Is this a dog or a wolf?
Scientists find answer for 18,000-year-old puppy found in Siberian permafrost.
The frozen remains of a puppy (nicknamed “Dogor”) was complete with fur and whiskers. He was found in eastern Siberia in 2018. Early DNA analyses to determine if this was a dog or a wolf were inconclusive, indicating that the pup may have been a common ancestor of both.
In a new study aimed at understanding dog domestication, researchers analyzed the genome of the puppy, along with the genomes of 72 ancient wolves, reported LiveScience . The study was published in Nature and concluded that the puppy was a wolf, not closely related to the earliest dogs.
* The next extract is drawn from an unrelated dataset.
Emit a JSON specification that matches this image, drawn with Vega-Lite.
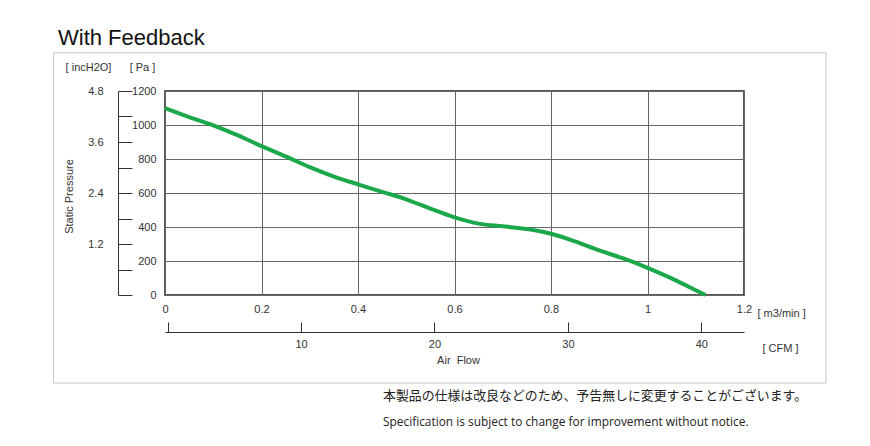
{
  "$schema": "https://vega.github.io/schema/vega-lite/v6.json",
  "width": 579,
  "height": 204,
  "autosize": {"type": "none"},
  "padding": {"left": 165, "top": 91, "right": 126, "bottom": 151},
  "background": "white",
  "title": {
    "text": "With Feedback",
    "anchor": "start",
    "frame": "group",
    "dx": -107,
    "offset": 2,
    "font": "Liberation Sans",
    "fontSize": 22,
    "fontWeight": "normal",
    "color": "#111111"
  },
  "config": {
    "view": {"stroke": "#222222", "strokeWidth": 1.5},
    "axis": {
      "labelFont": "Liberation Sans",
      "titleFont": "Liberation Sans",
      "labelFontSize": 11,
      "titleFontSize": 11,
      "titleFontWeight": "normal",
      "labelColor": "#333333",
      "titleColor": "#333333",
      "gridColor": "#666666",
      "gridOpacity": 1,
      "gridWidth": 1,
      "domainColor": "#333333",
      "tickColor": "#333333"
    }
  },
  "resolve": {"scale": {"x": "independent", "y": "independent"}},
  "layer": [
    {
      "data": {"values": [
        {"flow": 0, "pressure": 1100},
        {"flow": 0.05, "pressure": 1047},
        {"flow": 0.1, "pressure": 998},
        {"flow": 0.15, "pressure": 940},
        {"flow": 0.2, "pressure": 876},
        {"flow": 0.25, "pressure": 815},
        {"flow": 0.3, "pressure": 752},
        {"flow": 0.35, "pressure": 697},
        {"flow": 0.4, "pressure": 651},
        {"flow": 0.45, "pressure": 607},
        {"flow": 0.5, "pressure": 563},
        {"flow": 0.55, "pressure": 508},
        {"flow": 0.6, "pressure": 457},
        {"flow": 0.65, "pressure": 420},
        {"flow": 0.7, "pressure": 404},
        {"flow": 0.75, "pressure": 388},
        {"flow": 0.8, "pressure": 360},
        {"flow": 0.85, "pressure": 315},
        {"flow": 0.9, "pressure": 262},
        {"flow": 0.95, "pressure": 215},
        {"flow": 1.0, "pressure": 160},
        {"flow": 1.05, "pressure": 98},
        {"flow": 1.1, "pressure": 28},
        {"flow": 1.12, "pressure": 0}
      ]},
      "mark": {"type": "line", "color": "#1ba84b", "strokeWidth": 4, "interpolate": "monotone"},
      "encoding": {
        "x": {
          "field": "flow", "type": "quantitative",
          "scale": {"domain": [0, 1.2], "nice": false, "zero": false},
          "axis": {
            "orient": "bottom",
            "values": [0, 0.2, 0.4, 0.6, 0.8, 1, 1.2],
            "format": "~g",
            "grid": true, "ticks": false, "domain": false,
            "labelPadding": 8,
            "labelFlush": false,
            "title": "[ m3/min ]",
            "titleAngle": 0,
            "titleAlign": "left",
            "titleBaseline": "middle",
            "titleX": 592,
            "titleY": 18
          }
        },
        "y": {
          "field": "pressure", "type": "quantitative",
          "scale": {"domain": [0, 1200], "nice": false},
          "axis": {
            "orient": "left",
            "values": [0, 200, 400, 600, 800, 1000, 1200],
            "format": "d",
            "grid": true, "ticks": false, "domain": false,
            "labelPadding": 9,
            "labelFlush": false,
            "title": "[ Pa ]",
            "titleAngle": 0,
            "titleAlign": "center",
            "titleBaseline": "middle",
            "titleX": -23,
            "titleY": -24
          }
        }
      }
    },
    {
      "data": {"values": [{}]},
      "mark": {"type": "point", "opacity": 0},
      "encoding": {
        "x": {
          "datum": 0, "type": "quantitative",
          "scale": {"domain": [-0.2, 43.2], "nice": false, "zero": false},
          "axis": {
            "orient": "bottom",
            "offset": 37,
            "values": [0, 10, 20, 30, 40],
            "labelExpr": "datum.value == 0 ? '' : datum.label",
            "grid": false, "ticks": true, "domain": true,
            "tickSize": -10,
            "labelPadding": 16,
            "labelFlush": false,
            "title": "[ CFM ]",
            "titleAngle": 0,
            "titleAlign": "left",
            "titleBaseline": "middle",
            "titleX": 597,
            "titleY": 16
          }
        },
        "y": {
          "datum": 0, "type": "quantitative",
          "scale": {"domain": [0, 4.8], "nice": false},
          "axis": {
            "orient": "left",
            "offset": 47,
            "values": [0, 0.6, 1.2, 1.8, 2.4, 3, 3.6, 4.2, 4.8],
            "labelExpr": "(datum.value == 1.2 || datum.value == 2.4 || datum.value == 3.6 || datum.value == 4.8) ? format(datum.value, '.1f') : ''",
            "grid": false, "ticks": true, "domain": true,
            "tickSize": -14,
            "labelPadding": 29,
            "labelFlush": false,
            "title": "[ incH2O]",
            "titleAngle": 0,
            "titleAlign": "center",
            "titleBaseline": "middle",
            "titleX": -30,
            "titleY": -24
          }
        }
      }
    },
    {
      "data": {"values": [{}]},
      "mark": {"type": "rect", "fill": "transparent", "stroke": "#c8c8c8", "strokeWidth": 1},
      "encoding": {
        "x": {
          "datum": -0.2311, "type": "quantitative",
          "scale": {"domain": [0, 1.2], "nice": false, "zero": false},
          "axis": {
            "orient": "bottom",
            "labels": false, "ticks": false, "domain": false, "grid": false,
            "title": "Air\u00a0 Flow",
            "titleAngle": 0,
            "titleAlign": "center",
            "titleBaseline": "middle",
            "titleX": 293,
            "titleY": 65
          }
        },
        "x2": {"datum": 1.3699},
        "y": {
          "datum": 1425, "type": "quantitative",
          "scale": {"domain": [0, 1200], "nice": false},
          "axis": {
            "orient": "left",
            "labels": false, "ticks": false, "domain": false, "grid": false,
            "title": "Static Pressure",
            "titleAngle": -90,
            "titleAlign": "center",
            "titleBaseline": "middle",
            "titleX": -96,
            "titleY": 105
          }
        },
        "y2": {"datum": -518}
      }
    },
    {
      "data": {"values": [{}]},
      "mark": {"type": "text", "text": "本製品の仕様は改良などのため、予告無しに変更することがございます。", "align": "left", "baseline": "middle", "font": "Noto Sans CJK JP", "fontSize": 12.9, "color": "#222222"},
      "encoding": {
        "x": {"datum": 0.4518, "type": "quantitative", "scale": {"domain": [0, 1.2], "nice": false, "zero": false}, "axis": null},
        "y": {"datum": -594, "type": "quantitative", "scale": {"domain": [0, 1200], "nice": false}, "axis": null}
      }
    },
    {
      "data": {"values": [{}]},
      "mark": {"type": "text", "text": "Specification is subject to change for improvement without notice.", "align": "left", "baseline": "middle", "font": "Open Sans", "fontSize": 11.9, "color": "#222222"},
      "encoding": {
        "x": {"datum": 0.4518, "type": "quantitative", "scale": {"domain": [0, 1.2], "nice": false, "zero": false}, "axis": null},
        "y": {"datum": -745, "type": "quantitative", "scale": {"domain": [0, 1200], "nice": false}, "axis": null}
      }
    }
  ]
}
While is it known that dogs were the earliest animal domesticated by humans, it is not known where this occurred. The analysis of ancient wolf genomes spanned 100,000 years of prehistory in Europe, Siberia and northwestern North America. The genomes revealed that wolves thrived throughout the ice age, with a globally connected population.
Unraveling the domestication process of the dog is far from simple, though. The researchers found that dogs are more closely related to ancient wolves from eastern Eurasia than to those from western Eurasia. This may mean that domestication occurred in the east. But the study also reported that dogs in the Near East and Africa came from a distinct population similar to southwest Eurasian wolves. This could indicate an independent domestication process or genetic mixture from local wolves. None of the analyzed ancient wolf genomes was a direct match for either of these dog ancestries. So, the search for the ancient wolf population that spurred the first domestic dogs continues.